I want to think anyone who has spent their career working with writers and trying to build great film stories would know this. Why would an exec, even one in the shadow of a masterful business affairs VP, ever hire a writer for just one draft, when so much discovery and progress is going to happen in the act of moving from a first pass to a second? Plus, it’s between drafts that the execs themselves get to prove their story chops, drawing on their budding relationship with the writer, on their experience, and on their insights to help reshape the ongoing process.

(Yeah, ok, all you Biz Affairs folks reading WGAW Connect, I know it’s about the $$—but in my experience, that second pass is waaaaay cheaper than the first. And it’s the draft that has the best shot of getting everything up and on its way.)

So, what can we as writers do about those one-step deals that, somehow over the last decade, have proliferated? (I’m 30 years in. I hardly heard of them in the first 15 years of my career…)

We can all resist—and, as we’re learning in all kinds of ways these days, resistance isn’t always futile.

I say no to one-steps every time they are offered—and point out everything mentioned above to the parties concerned. Here and there, there can be some movement. They have to want you, and you have to be willing to let the job go. The usual poker game. (I suck at poker, by the way, and though I’ve rejected several one-steps, and “won” guaranteed steps here and there, I have also signed the lame deal dotted line.)

So, make noise. Many, if not most, of the projects you pursue will technically be called rewrites—because there’s an existing draft that everyone has moved on from (sorry early writers!) and doesn’t want to use anymore—but really aren’t rewrites at all. “Rewrite” almost sounds amenable to one-stepping it, right? But you must remind your employers that you need even more leeway to explore because you’re out to do everything that the existing draft doesn’t. You are, essentially, starting from scratch.

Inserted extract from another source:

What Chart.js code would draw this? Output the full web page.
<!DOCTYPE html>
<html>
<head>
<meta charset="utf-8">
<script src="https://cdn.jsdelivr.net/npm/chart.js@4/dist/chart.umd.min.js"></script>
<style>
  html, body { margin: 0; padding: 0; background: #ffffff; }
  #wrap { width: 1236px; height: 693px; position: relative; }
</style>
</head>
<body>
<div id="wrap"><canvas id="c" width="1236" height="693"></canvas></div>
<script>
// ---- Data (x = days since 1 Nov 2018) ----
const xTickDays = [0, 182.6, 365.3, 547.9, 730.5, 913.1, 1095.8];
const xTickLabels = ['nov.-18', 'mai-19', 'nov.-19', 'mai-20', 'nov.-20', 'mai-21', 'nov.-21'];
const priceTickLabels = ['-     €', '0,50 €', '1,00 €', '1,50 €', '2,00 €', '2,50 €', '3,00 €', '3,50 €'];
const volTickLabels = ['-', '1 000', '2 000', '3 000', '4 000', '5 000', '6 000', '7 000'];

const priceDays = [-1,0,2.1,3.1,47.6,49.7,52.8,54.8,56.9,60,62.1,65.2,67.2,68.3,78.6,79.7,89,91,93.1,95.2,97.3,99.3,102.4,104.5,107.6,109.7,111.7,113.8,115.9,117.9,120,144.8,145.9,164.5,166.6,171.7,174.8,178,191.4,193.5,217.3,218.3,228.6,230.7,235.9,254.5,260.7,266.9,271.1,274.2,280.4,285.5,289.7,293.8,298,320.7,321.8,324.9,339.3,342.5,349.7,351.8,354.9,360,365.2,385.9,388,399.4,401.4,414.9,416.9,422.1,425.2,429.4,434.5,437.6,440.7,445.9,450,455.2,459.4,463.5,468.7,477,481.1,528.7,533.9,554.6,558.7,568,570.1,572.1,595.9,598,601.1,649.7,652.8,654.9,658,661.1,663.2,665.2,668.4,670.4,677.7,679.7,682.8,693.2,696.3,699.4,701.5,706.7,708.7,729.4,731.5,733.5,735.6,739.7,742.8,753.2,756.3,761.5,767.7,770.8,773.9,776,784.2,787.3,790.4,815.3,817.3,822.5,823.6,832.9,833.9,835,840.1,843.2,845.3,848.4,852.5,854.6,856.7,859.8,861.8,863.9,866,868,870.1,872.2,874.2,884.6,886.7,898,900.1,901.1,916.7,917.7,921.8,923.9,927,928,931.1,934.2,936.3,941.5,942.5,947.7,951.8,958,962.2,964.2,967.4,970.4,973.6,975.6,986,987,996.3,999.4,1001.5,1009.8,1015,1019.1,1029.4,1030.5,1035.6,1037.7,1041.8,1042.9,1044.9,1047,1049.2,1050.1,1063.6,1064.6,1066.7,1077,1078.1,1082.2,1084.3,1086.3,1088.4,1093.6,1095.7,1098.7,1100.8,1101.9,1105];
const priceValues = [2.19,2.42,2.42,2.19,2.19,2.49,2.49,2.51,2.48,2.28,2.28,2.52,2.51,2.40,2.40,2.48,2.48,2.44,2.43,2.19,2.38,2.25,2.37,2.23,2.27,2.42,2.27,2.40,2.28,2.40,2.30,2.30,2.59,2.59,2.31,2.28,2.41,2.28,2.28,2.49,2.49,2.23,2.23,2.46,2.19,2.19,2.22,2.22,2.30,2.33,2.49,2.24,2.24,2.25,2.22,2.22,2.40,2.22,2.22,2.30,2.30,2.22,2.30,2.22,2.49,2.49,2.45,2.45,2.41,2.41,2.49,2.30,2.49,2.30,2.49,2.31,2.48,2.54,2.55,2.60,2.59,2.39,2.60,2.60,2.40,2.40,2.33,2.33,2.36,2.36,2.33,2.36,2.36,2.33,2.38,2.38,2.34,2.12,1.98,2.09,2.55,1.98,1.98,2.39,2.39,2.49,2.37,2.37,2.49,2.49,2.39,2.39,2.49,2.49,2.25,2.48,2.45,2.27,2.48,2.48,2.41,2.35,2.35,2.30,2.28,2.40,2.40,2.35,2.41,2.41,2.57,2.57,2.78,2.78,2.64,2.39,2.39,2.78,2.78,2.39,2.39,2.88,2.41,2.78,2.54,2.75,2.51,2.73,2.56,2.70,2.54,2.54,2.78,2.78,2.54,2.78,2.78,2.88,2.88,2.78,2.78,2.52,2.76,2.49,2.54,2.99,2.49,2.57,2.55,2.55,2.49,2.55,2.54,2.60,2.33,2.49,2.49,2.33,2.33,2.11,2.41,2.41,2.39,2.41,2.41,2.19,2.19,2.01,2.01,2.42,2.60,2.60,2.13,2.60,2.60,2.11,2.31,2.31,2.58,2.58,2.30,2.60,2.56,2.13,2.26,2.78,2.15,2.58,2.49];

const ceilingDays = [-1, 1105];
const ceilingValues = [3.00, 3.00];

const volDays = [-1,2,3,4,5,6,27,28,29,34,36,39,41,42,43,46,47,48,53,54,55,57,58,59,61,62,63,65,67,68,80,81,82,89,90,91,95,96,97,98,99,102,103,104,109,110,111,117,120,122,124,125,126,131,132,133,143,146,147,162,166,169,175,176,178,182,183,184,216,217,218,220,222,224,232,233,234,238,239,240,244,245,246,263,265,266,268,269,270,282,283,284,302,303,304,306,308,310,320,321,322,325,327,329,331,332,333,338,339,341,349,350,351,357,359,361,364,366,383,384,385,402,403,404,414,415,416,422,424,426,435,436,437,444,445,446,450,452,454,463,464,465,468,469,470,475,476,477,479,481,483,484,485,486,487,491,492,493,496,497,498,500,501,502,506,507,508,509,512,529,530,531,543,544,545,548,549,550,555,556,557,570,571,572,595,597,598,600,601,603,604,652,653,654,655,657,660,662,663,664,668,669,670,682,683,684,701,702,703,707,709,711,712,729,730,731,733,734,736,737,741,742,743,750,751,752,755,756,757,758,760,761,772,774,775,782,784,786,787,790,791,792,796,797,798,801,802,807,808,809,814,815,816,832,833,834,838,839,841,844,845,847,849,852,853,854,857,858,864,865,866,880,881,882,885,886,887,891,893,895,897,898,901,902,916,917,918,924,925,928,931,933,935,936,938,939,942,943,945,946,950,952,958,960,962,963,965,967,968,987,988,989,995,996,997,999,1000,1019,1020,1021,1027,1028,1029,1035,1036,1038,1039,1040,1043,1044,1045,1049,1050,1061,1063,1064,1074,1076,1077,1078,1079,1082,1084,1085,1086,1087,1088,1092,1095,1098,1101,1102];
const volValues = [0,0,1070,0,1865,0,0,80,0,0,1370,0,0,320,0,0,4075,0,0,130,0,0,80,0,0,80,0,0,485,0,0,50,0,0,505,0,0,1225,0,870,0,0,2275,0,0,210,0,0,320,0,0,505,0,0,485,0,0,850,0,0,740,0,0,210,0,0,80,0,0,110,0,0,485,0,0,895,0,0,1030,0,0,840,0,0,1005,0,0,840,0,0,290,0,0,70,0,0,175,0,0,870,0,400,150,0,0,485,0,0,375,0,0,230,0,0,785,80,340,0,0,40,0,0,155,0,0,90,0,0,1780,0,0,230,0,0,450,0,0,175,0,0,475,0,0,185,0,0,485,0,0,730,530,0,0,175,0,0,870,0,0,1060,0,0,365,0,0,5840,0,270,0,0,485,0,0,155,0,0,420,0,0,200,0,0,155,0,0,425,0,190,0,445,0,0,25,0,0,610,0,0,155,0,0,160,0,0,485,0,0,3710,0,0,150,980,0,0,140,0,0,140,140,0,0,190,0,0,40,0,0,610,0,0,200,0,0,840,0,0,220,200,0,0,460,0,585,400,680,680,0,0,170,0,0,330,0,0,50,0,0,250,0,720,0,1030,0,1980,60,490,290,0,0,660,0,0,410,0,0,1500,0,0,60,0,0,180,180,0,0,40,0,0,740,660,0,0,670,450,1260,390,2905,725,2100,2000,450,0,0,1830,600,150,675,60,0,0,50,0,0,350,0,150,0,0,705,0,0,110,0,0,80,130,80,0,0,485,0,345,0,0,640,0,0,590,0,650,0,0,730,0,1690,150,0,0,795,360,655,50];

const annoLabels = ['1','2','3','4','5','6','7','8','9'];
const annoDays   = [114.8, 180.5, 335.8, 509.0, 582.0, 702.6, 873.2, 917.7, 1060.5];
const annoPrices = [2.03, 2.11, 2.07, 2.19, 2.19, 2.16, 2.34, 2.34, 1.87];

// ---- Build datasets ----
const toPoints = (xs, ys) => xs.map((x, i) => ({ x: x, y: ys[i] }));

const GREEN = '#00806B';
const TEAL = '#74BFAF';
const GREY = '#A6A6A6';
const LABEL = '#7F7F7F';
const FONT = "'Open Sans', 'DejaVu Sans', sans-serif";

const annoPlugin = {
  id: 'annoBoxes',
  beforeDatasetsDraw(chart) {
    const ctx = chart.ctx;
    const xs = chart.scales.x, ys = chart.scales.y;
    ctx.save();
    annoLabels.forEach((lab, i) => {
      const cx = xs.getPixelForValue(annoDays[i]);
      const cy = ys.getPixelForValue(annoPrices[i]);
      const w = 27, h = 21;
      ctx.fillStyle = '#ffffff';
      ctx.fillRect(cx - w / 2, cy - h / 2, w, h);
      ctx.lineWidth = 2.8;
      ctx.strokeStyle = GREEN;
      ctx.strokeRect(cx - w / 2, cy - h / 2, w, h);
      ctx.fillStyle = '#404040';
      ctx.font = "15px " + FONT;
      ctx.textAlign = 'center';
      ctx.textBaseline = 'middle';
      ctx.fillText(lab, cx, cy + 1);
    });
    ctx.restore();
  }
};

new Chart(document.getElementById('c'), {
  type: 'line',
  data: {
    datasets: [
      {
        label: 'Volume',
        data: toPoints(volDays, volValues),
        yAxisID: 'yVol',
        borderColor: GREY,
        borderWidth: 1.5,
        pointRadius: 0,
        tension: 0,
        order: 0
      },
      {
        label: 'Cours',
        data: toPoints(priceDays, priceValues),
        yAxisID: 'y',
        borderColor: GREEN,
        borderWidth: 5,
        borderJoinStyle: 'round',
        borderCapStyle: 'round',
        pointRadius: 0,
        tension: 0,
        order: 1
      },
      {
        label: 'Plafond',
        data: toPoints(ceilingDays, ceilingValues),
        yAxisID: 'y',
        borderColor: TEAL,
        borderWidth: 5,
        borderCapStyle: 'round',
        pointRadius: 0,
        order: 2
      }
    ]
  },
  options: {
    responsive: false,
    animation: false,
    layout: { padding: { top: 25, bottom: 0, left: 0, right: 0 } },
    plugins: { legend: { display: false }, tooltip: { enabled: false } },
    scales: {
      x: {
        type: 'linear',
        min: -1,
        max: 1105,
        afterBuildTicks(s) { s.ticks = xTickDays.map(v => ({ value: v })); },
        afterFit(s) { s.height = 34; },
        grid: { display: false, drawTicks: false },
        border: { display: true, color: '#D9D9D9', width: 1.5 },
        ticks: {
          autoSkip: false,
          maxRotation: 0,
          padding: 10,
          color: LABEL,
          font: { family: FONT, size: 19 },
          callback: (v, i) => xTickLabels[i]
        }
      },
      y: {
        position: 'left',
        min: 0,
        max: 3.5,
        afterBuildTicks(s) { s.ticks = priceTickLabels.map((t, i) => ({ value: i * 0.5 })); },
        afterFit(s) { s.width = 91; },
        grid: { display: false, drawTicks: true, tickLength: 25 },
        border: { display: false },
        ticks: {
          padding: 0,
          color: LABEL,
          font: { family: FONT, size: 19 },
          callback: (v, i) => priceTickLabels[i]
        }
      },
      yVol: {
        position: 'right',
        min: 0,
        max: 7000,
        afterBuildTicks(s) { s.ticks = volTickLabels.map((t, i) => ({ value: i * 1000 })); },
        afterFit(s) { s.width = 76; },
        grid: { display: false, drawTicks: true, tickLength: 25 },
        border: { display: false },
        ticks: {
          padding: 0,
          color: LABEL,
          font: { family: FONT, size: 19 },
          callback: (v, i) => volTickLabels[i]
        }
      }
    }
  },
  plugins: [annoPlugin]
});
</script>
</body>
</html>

Make noise. Single-step deals are your pernicious enemy because, in effect, they propel everyone you’re working with to pressure you for unofficial free drafts—all hoping to get the chance to give you the kind of feedback and redirection they could otherwise openly and profusely share with you if you had a healthy, creativity-enhancing multi-step deal.

Make noise. Your reps will tell you that one-steps are just how it is these days, but chew on your reps’ ears and insist that they chew on the producers’ and executives’ ears. There needs to be a lot of ear chewing. There needs to be a lot of guilt.